Какое-то время они оба молча ели, потом она испытала неловкость и включила радио. Читали стихи.

- Кстати, недавно передавали твое стихотворение, - заметил Жак.

- Правда? - переспросила она, не веря своим ушам.

Значит, она кому-то хоть немного интересна? Значит, Жак вспомнил о ней, когда услышал по радио её стихи, вспомнил, чем она занималась и до сих пор иногда занимается. А ведь ей казалось, что он не помнит даже её имени, настолько мало она его интересует.

- Правда, - абсолютно серьезно подтвердил он. - Стихотворение про аэропорт...

- Про аэровокзал, - машинально поправила она его, поддавшись своей мании быть точной в мельчайших деталях.

- Ну да, конечно!
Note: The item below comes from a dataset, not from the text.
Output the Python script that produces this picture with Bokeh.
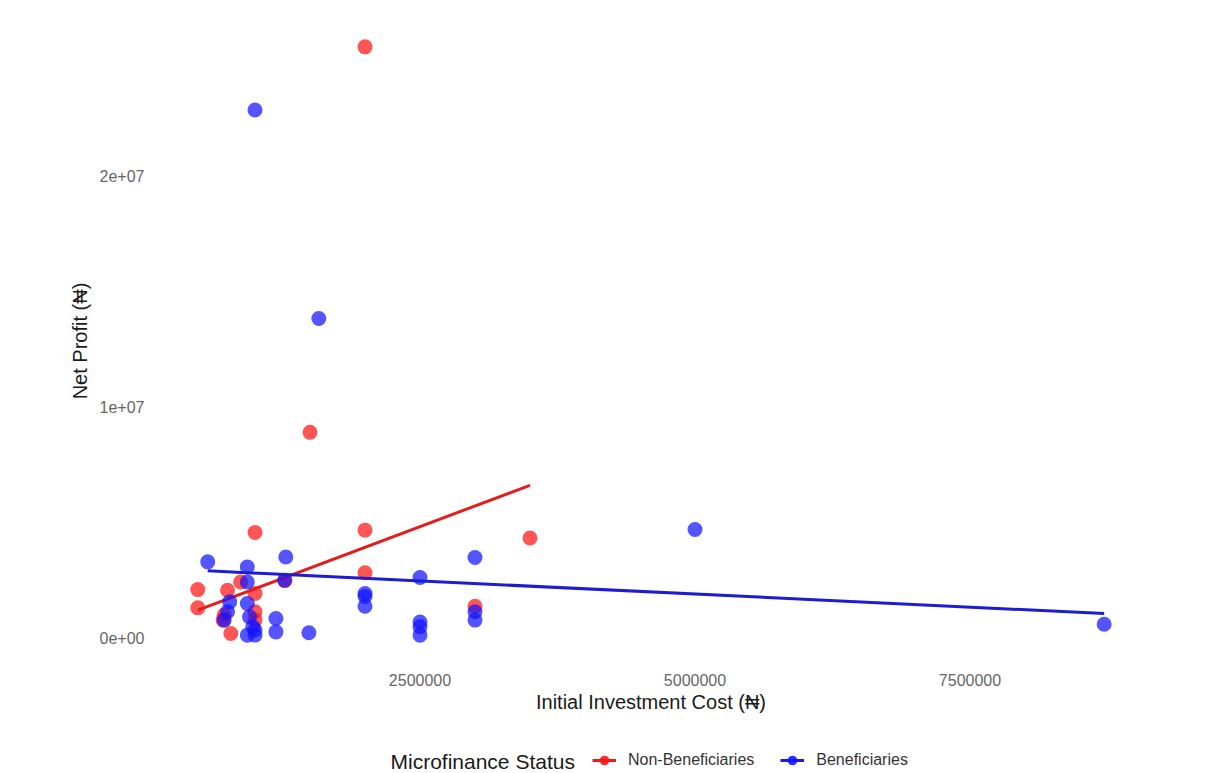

Но я не люблю такие места. Когда я сажусь в самолет, то просто умираю от страха.

- Это старое стихотворение. Сейчас я уже не пишу.

- Разве? - равнодушно спросил он, и она почувствовала себя в своей тарелке.

Никто никому не нужен, никто никому не интересен. Так и должно быть. Ужин они закончили в молчании, и Жанна снова взялась за книгу. Терпение её постепенно начало иссякать: Жак по-прежнему сидел в кресле, абсолютно ничего не делая и глядя на огонь в газовом камине. А ведь Люси говорила, что он захватит с собой какую-то работу. Наверное, письма, которые надо написать, или чеки, или счета, которые необходимо проверить. Да мало ли чем может заняться деловой мужчина!

К счастью, в гостиной зазвонил телефон, и Жак вышел из спальни. По его тону Жанна поняла, что он разговаривает с её матерью. Когда Жак вернулся, это подтвердила его ироничная улыбка.

- Я сказал, что с тобой все в порядке, - сообщил он.

- Спасибо, - отозвалась она, чувствуя, что они становятся как бы сообщниками, заговорщиками, что он стал как-то ближе к ней.

Это напугало её, она зарылась как можно глубже в постель, подчеркивая свою хрупкость, болезненность, беспомощность. Но постель была скомканной и влажной, Жанне стало неприятно и тут Жак произнес, словно читая её мысли:

- Хочешь, я перестелю тебе постель?

- Это было бы неплохо, - прошептала чуть слышно Жанна, - но тебе не стоит это делать.

- Почему?

- Она ужасна... Отвратительна...Кровь... Не хочу, чтобы ты это видел.

- Я видел в своей жизни много вещей похуже, - усмехнулся Жак. - И я совершенно не боюсь крови. Особенно чужой.

Но Жанна затрясла головой, выражая свой категорический протест. И тут же почувствовала себя значительно лучше, потому что не должна была притворяться, а могла быть естественной. В этот момент в дверь внизу постучали: звонок давным-давно вышел из строя.

Это была Люси. Жак ушел, Жанна покормила ребенка и с наслаждением вытянулась в постели, которую поправила кузина. Люси на сей раз провела ночь не в кресле, а в кроватке Лори. Наутро Жанна почувствовала, что соскучилась по сыну и попросила Люси позвонить матери, чтобы та привезла ребенка. Но мать согласилась сделать это только к концу недели, а Жанна уже устала от эмоций, поэтому не стала настаивать на своем. Честно говоря, меньше всего на свете ей сейчас хотелось видеть собственную мать.